Alfred Eisenstaedt, Drum Major (1950)
Secretário-geral da UGT diz que portugueses não devem temer resgates
Este episódio já tem várias
semanas, mas há notícias que, de alguma forma, se mantêm atuais.
O secretário-geral da UGT, numa bravata
extraordinária, afirmou que “os
portugueses não precisam de ter medo de um segundo resgate, nem têm que ter
medo do que quer que seja.” Um estonteante “venham
de lá esses resgates!” que fez lembrar o Buzz
Lightyear,
o herói do Toy Story com o seu: “Ao infinito
e mais além.”
Sabendo nós da força devastadora do “ajustamento” dos programas de “resgate” e sabendo que a variável-chave do ajustamento-destruição é precisamente o Trabalho (salários, desemprego, precarização), como entender o guardião dos trabalhadores que assim dá o “peito às balas”.
O resgate é verdadeiramente temível, sim.
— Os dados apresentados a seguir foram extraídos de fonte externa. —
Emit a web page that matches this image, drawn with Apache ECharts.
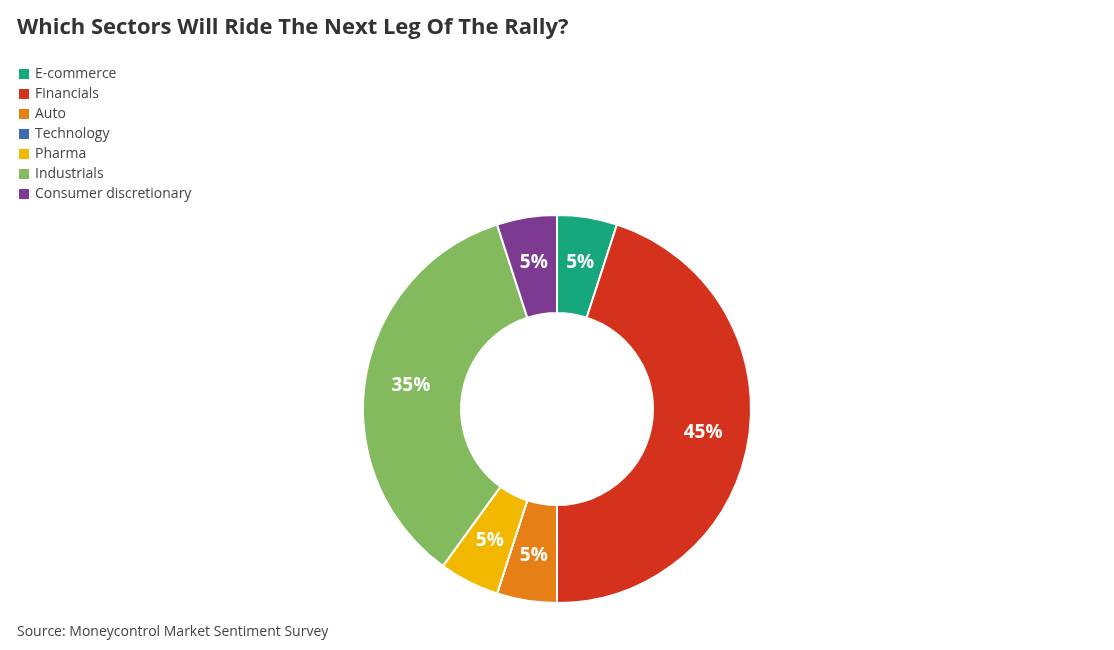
<!DOCTYPE html>
<html>
<head>
<meta charset="utf-8">
<script src="https://cdn.jsdelivr.net/npm/echarts@6/dist/echarts.min.js"></script>
<style>
  html, body { margin: 0; padding: 0; background: #fff; }
  #chart { width: 1114px; height: 650px; }
</style>
</head>
<body>
<div id="chart"></div>
<script>
const sectors = ["E-commerce", "Financials", "Auto", "Technology", "Pharma", "Industrials", "Consumer discretionary"];
const shares = [5, 45, 5, 0, 5, 35, 5];
const colors = ["#17a77d", "#d5321d", "#e57f16", "#3b6bb5", "#f2b800", "#82ba5d", "#7c3b91"];

const chart = echarts.init(document.querySelector("#chart"));
const font = "'Open Sans', 'Noto Sans', sans-serif";

chart.setOption({
  animation: false,
  title: [
    {
      text: "Which Sectors Will Ride The Next Leg Of The Rally?",
      left: 12,
      top: 12,
      textStyle: { fontFamily: font, fontSize: 22, fontWeight: "bold", color: "#333" },
    },
    {
      text: "Source: Moneycontrol Market Sentiment Survey",
      left: 12,
      top: 620,
      textStyle: { fontFamily: font, fontSize: 14, fontWeight: "normal", color: "#444" },
    },
  ],
  legend: {
    orient: "vertical",
    left: 12,
    top: 62,
    itemWidth: 12,
    itemHeight: 12,
    itemGap: 6,
    icon: "rect",
    textStyle: { fontFamily: font, fontSize: 14, color: "#444" },
    data: sectors,
  },
  series: [
    {
      type: "pie",
      radius: [96, 194],
      center: [557, 409],
      startAngle: 90,
      clockwise: true,
      itemStyle: { borderColor: "#fff", borderWidth: 2 },
      label: {
        position: "inside",
        color: "#fff",
        fontFamily: font,
        fontSize: 19,
        fontWeight: "bold",
        formatter: (p) => (p.value ? p.value + "%" : ""),
      },
      labelLine: { show: false },
      data: sectors.map((name, i) => ({ name, value: shares[i], itemStyle: { color: colors[i] } })),
    },
  ],
});
</script>
</body>
</html>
E muito. Serve para manter esta ordem a qualquer custo, para impedir que o sistema financeiro entre em colapso, garantindo que os “investidores” permaneçam no mercado (seria trágico se todos se lembrassem de vender os títulos) e obrigando os devedores a “sinalizar” que vão pagar. O “socorro” financeiro serve para restabelecer a dinâmica, sempre ameaçada pela intrínseca “desregulação”, à custa da extorsão do trabalho e do enfraquecimento do social pelo financeiro.
Talvez
quisesse dizer que, sendo temível, a nossa resposta não deve ser o medo, que,
de facto, já paira. E já poisa, mobilizado por diversos fantasmas (a “perda de
credibilidade”, a “salvação nacional”, com o respetivo apelo litúrgico da
virtude da “paciência dos portugueses”), numa produção simbólica do inimigo.
Não espanta que o medo, o instrumento que motivou a contratualidade social de
tipo hobbesiano, o Leviatã, reapareça
cada vez mais explicitamente (para Hobbes o “estado de natureza”, anterior ao
aparecimento do Estado, é um “estado de guerra”, ao contrário de Locke que
reconhece no “estado de natureza” a existência de direitos naturais).
Nem
a bravata, nem o medo. Por muitas dificuldades de reapropriação do social pela
sociedade, por muito difícil que seja a constituição de uma mobilização social crítica
e contestatória, ela deve sempre existir, tem que existir e existe.
“O inferno dos vivos não é
algo que será; se existe, é aquele que já está aqui, o inferno no qual vivemos
todos os dias, que formamos estando juntos. Existem duas maneiras de não sofrer
o inferno. A primeira é fácil para a maioria das pessoas: aceitar o inferno e
tornar-se parte dele até o ponto de deixar de percebê-lo. A segunda é arriscada
e exige atenção e aprendizagem contínuas: tentar saber reconhecer quem e o que,
no meio do inferno, não é inferno, e preservá-lo, e abrir espaço.”
Estas são palavras de Marco Polo, postas na escrita por Italo Calvino n’As
Cidades invisíveis, que foi citado por Bauman, que agora é citado por mim.
É assim o conhecimento, o “mais potente de todos os afetos” e que se reparte
como o meio mais eficaz contra o medo. Bravatas à parte.